Harrell gave another nod to the presser in his rebuttal, and then again in closing statements.

Harrell at one point declined a rebuttal because he didn’t hear “anything of substance to rebut.” In previous debates, Harrell has insisted on multiple occasions that González is just “stringing words together.” In this debate, González tried to beat Harrell to the punch.

“So I am gonna just put a bunch of words together for a minute and I promise I'm gonna put them into a sentence,” González said. “And so I'll start off by saying Goodman, Petrie and about 200 people at an unmasked event in South Lake Union who gentrified the Chinatown International District — all combined, this is the who's-who of the luxury real estate developer world who have, at last check, spent $1.1 million to get my opponent elected.”

González was referring to the wealthy interests that have dumped a total of more than $1.9 million into various conservative PACs – the pro Davison Seattle for Common Sense, Bruce Harrell for Seattle's Future, and the pro-Nelson Change Seattle.

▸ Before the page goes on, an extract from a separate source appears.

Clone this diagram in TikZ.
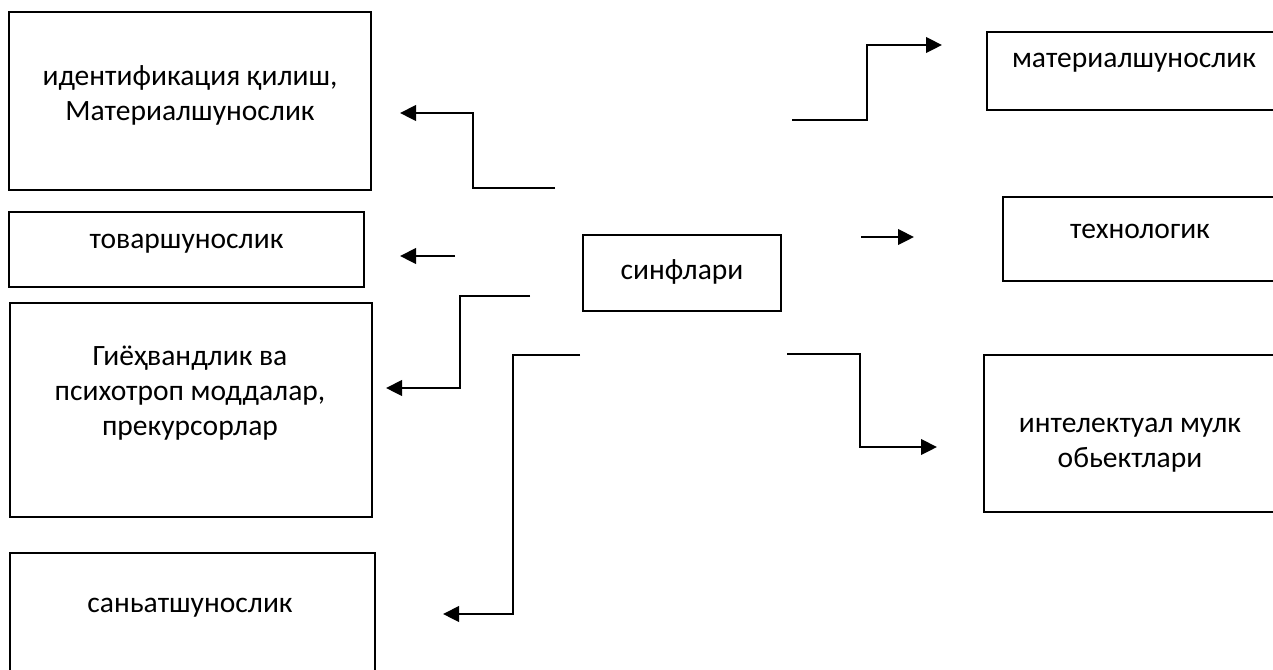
\documentclass[tikz,border=0pt]{standalone}
\usepackage{fontspec}
\setmainfont{Carlito}
\usetikzlibrary{arrows.meta}
\tikzset{
  box/.style={line width=1.2pt},
  txt/.style={align=center, font=\fontsize{16.8pt}{19.9pt}\selectfont},
  arr/.style={line width=1.3pt, -{Triangle[length=3.2mm,width=3.1mm]}}
}
\begin{document}
\begin{tikzpicture}
			\useasboundingbox (0,0) rectangle (25.46,-13.38);
			\clip (0,0) rectangle (25.46,-13.38);
			% left boxes
			\draw[box] (0.18,-0.24) rectangle (7.42,-3.8);
			\draw[box] (0.18,-4.24) rectangle (7.28,-5.74);
			\draw[box] (0.2,-6.06) rectangle (7.44,-10.34);
			\draw[box] (0.2,-11.06) rectangle (7.5,-13.8);
			% middle box
			\draw[box] (11.66,-4.7) rectangle (15.62,-6.22);
			% right boxes
			\draw[box] (19.74,-0.64) rectangle (26,-2.2);
			\draw[box] (20.06,-3.94) rectangle (26,-5.62);
			\draw[box] (19.68,-7.1) rectangle (26,-10.24);
			\node[txt] (ident) at (3.8,-1.9) {идентификация қилиш,\\Материалшунослик};
			\node[txt] (tovar) at (3.73,-4.88) {товаршунослик};
			\node[txt] (giyoh) at (3.8,-7.86) {Гиёҳвандлик ва\\психотроп моддалар,\\прекурсорлар};
			\node[txt] (sanat) at (3.8,-12.16) {саньатшунослик};
			\node[txt] (sinf) at (13.64,-5.44) {синфлари};
			\node[txt] (mater) at (22.68,-1.25) {материалшунослик};
			\node[txt] (texn) at (22.8,-4.62) {технологик};
			\node[txt] (intel) at (22.6,-8.9) {интелектуал мулк\\обьектлари};
			\coordinate (A1) at (11.1,-3.76);
			\coordinate (A1p) at (8.0,-2.26);
			\coordinate (A2) at (9.1,-5.12);
			\coordinate (A2p) at (8.0,-5.12);
			\coordinate (A3) at (10.6,-5.92);
			\coordinate (A3p) at (7.72,-7.76);
			\coordinate (A4) at (11.6,-7.1);
			\coordinate (A4p) at (8.86,-12.28);
			\coordinate (B1) at (15.84,-2.4);
			\coordinate (B1p) at (18.84,-0.9);
			\coordinate (B2) at (17.22,-4.74);
			\coordinate (B2p) at (18.28,-4.74);
			\coordinate (B3) at (15.74,-7.08);
			\coordinate (B3p) at (18.74,-8.94);
			\draw[arr] (A1)--(9.46,-3.76)|-(A1p);
			\draw[arr] (A2)--(A2p);
			\draw[arr] (A3)--(9.2,-5.92)|-(A3p);
			\draw[arr] (A4)--(10.26,-7.1)|-(A4p);
			\draw[arr] (B1)--(17.34,-2.4)|-(B1p);
			\draw[arr] (B2)--(B2p);
			\draw[arr] (B3)--(17.2,-7.08)|-(B3p);
\end{tikzpicture}
\end{document}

In the closing statement Harrell made a bipartisan zing. He said, “This is facetious, but are there any gettable votes out here in this audience?”

Attendees wearing bright orange Harrell tees and those with “Lorena” stickers both seemed to give knowing laughs. The Great Debate 2021 was a heated one where candidates did not seem to work the room for undecideds, but rather make last-minute dunks on their opponents to rile up their bases.